What is required>
The material below has pictures in it. Set down only the lines from the line containing "Write a component" through the line containing "YAxis, ReferenceLine, ReferenceDot", word for word, and leave the pictures behind.

Supplied entries>
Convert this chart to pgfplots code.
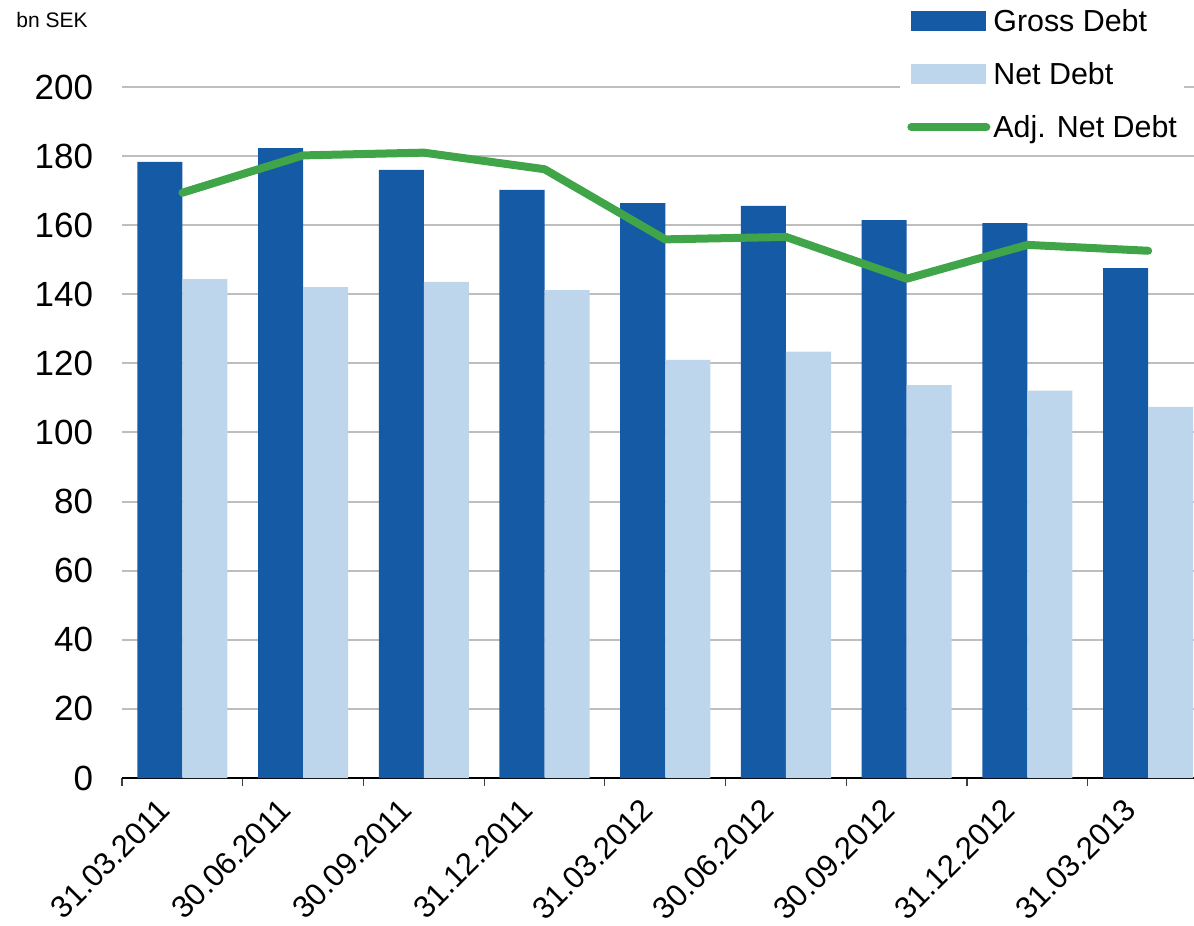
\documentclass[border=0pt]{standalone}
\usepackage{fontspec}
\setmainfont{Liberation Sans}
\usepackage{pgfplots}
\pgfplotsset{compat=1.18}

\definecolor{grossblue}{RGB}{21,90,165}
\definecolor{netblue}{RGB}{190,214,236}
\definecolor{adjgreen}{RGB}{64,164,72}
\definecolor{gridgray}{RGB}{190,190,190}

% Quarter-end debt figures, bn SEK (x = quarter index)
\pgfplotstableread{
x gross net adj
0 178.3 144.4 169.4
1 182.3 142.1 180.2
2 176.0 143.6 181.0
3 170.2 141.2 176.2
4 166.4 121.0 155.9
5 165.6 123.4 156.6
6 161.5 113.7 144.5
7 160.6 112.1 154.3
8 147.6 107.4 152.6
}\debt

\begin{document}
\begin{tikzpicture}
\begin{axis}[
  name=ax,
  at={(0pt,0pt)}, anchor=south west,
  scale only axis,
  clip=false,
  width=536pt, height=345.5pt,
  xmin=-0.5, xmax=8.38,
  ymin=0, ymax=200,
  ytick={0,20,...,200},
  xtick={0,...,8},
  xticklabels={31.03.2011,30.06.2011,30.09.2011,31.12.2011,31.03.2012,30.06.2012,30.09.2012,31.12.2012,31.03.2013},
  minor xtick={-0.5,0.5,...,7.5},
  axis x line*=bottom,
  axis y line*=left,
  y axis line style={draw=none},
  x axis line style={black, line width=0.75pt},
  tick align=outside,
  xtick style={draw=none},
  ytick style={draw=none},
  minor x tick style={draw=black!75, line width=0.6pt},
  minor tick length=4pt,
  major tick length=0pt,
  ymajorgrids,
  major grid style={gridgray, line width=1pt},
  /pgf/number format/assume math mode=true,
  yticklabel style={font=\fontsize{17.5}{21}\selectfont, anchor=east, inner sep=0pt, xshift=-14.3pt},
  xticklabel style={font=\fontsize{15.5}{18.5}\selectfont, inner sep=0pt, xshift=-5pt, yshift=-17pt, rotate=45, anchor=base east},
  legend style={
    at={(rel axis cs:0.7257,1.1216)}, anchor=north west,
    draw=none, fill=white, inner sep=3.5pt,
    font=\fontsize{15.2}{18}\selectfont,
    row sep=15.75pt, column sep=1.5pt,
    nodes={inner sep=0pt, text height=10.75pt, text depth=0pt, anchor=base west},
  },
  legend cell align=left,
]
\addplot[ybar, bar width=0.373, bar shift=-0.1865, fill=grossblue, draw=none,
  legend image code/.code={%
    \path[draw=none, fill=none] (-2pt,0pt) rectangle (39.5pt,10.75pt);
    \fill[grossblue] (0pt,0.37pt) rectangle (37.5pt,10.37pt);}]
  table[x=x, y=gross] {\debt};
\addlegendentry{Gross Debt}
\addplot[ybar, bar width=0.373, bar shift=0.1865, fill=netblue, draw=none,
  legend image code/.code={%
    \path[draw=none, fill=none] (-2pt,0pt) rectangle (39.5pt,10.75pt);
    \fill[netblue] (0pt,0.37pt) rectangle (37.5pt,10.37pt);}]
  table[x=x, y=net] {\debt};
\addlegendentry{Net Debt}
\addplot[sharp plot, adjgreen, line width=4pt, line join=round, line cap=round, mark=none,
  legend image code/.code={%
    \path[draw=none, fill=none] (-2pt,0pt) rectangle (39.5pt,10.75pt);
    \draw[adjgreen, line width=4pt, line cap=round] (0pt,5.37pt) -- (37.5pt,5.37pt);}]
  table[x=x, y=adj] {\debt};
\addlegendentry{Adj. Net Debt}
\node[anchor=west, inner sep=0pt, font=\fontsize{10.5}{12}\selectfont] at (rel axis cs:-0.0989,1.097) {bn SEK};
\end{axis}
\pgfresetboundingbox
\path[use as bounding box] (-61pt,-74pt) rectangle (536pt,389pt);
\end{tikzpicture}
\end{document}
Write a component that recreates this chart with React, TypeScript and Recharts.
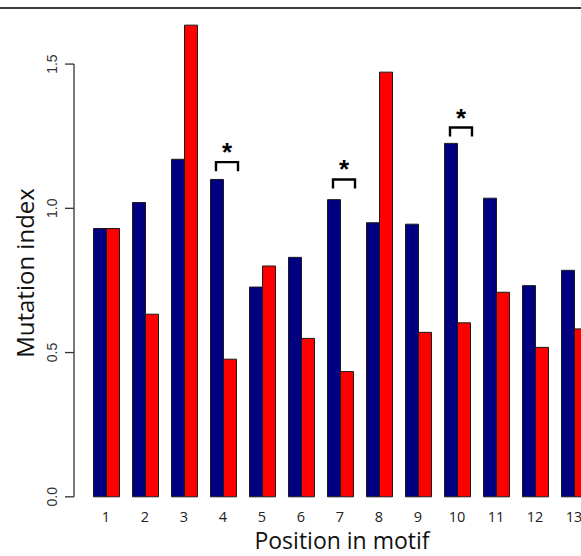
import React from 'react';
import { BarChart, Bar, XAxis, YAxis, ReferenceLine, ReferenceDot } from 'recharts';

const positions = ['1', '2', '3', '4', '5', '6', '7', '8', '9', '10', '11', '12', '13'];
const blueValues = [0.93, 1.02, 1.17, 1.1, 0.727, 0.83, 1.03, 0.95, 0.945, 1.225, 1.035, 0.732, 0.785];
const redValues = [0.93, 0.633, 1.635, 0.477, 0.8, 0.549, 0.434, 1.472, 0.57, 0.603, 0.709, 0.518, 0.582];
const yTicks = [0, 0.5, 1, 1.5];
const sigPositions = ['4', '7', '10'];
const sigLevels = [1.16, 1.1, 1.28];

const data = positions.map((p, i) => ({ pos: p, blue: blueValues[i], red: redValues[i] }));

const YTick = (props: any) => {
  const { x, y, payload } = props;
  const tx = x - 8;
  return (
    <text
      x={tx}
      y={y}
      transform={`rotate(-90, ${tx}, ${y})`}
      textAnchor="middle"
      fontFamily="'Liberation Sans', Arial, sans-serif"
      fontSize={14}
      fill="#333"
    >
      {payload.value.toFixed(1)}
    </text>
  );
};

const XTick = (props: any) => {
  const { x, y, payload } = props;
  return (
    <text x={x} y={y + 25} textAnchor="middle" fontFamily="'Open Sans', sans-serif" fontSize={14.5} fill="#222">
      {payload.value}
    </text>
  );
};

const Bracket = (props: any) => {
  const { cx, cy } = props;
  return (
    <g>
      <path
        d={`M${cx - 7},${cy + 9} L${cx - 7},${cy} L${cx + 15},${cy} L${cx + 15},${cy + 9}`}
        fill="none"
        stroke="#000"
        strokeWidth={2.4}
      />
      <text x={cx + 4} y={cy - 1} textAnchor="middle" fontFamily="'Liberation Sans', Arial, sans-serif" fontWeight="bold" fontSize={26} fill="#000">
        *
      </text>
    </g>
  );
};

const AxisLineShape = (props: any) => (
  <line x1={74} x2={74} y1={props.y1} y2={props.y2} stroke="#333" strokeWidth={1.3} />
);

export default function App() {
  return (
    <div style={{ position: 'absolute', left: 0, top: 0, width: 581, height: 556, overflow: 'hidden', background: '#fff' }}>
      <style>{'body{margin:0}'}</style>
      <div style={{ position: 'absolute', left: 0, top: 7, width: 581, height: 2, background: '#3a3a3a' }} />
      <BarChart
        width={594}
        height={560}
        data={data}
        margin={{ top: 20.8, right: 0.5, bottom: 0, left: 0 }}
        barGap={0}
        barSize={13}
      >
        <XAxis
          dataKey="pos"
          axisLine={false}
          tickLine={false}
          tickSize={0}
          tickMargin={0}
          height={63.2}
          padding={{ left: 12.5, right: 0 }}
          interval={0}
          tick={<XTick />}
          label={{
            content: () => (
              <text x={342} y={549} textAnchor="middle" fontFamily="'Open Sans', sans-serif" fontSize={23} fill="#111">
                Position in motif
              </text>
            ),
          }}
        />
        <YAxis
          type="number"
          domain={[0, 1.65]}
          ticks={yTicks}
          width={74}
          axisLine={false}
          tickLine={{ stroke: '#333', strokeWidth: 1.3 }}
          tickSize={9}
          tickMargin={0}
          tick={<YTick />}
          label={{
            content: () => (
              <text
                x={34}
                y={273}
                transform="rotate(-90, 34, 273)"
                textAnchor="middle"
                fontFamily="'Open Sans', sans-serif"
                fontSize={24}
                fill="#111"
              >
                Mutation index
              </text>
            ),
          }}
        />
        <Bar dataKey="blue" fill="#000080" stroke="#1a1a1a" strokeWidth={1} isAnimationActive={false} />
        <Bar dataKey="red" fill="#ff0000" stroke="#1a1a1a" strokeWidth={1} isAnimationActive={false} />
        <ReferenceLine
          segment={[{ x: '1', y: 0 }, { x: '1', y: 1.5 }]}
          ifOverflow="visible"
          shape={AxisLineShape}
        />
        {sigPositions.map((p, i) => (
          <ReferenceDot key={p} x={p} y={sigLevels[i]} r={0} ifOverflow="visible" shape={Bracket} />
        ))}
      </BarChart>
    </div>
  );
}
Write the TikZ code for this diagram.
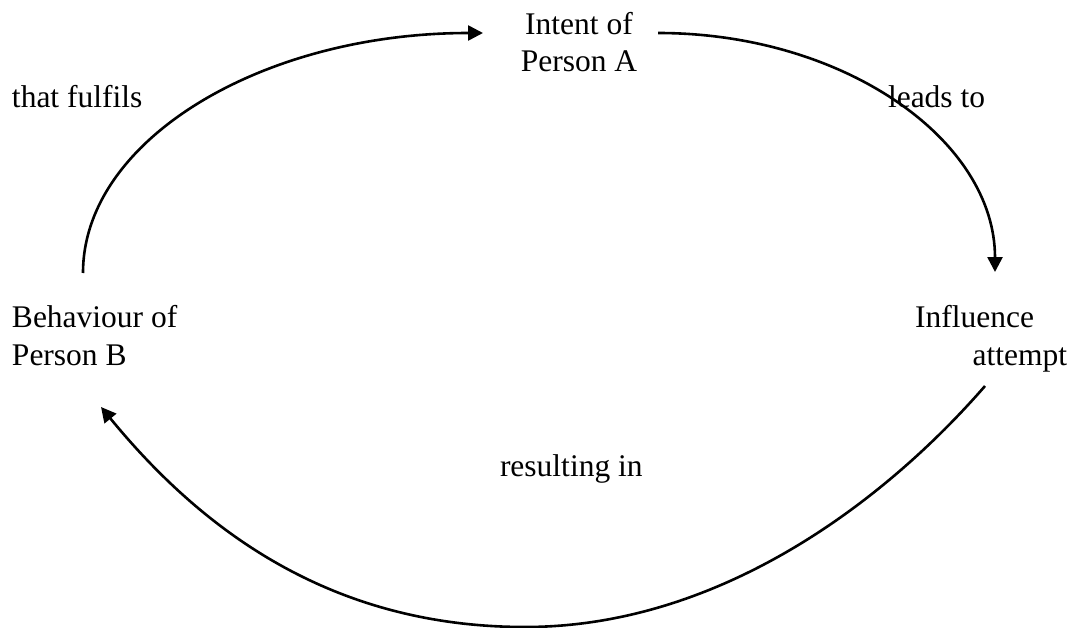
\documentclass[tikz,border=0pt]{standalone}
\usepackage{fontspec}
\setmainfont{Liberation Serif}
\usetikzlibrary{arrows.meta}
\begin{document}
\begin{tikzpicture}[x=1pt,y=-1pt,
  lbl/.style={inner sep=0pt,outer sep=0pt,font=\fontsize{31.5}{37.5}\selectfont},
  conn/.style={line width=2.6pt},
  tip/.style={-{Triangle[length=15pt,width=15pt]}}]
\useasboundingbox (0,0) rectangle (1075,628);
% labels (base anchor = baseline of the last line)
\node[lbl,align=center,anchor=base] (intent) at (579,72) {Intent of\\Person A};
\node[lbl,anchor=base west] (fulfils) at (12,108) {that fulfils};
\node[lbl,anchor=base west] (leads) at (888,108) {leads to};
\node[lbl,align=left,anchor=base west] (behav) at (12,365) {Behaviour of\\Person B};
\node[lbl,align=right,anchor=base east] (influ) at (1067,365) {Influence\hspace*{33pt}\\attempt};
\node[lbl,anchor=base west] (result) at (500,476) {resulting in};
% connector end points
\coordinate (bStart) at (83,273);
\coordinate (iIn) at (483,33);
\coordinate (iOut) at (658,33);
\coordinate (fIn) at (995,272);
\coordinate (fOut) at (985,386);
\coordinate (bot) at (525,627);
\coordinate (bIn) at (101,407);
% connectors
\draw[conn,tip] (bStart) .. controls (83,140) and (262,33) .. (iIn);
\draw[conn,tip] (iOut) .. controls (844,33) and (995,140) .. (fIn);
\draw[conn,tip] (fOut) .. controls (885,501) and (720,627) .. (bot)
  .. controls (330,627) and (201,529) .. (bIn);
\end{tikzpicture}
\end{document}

Written answer>
Write a component that recreates this chart with React, TypeScript and Recharts.
import React from 'react';
import { BarChart, Bar, XAxis, YAxis, ReferenceLine, ReferenceDot } from 'recharts';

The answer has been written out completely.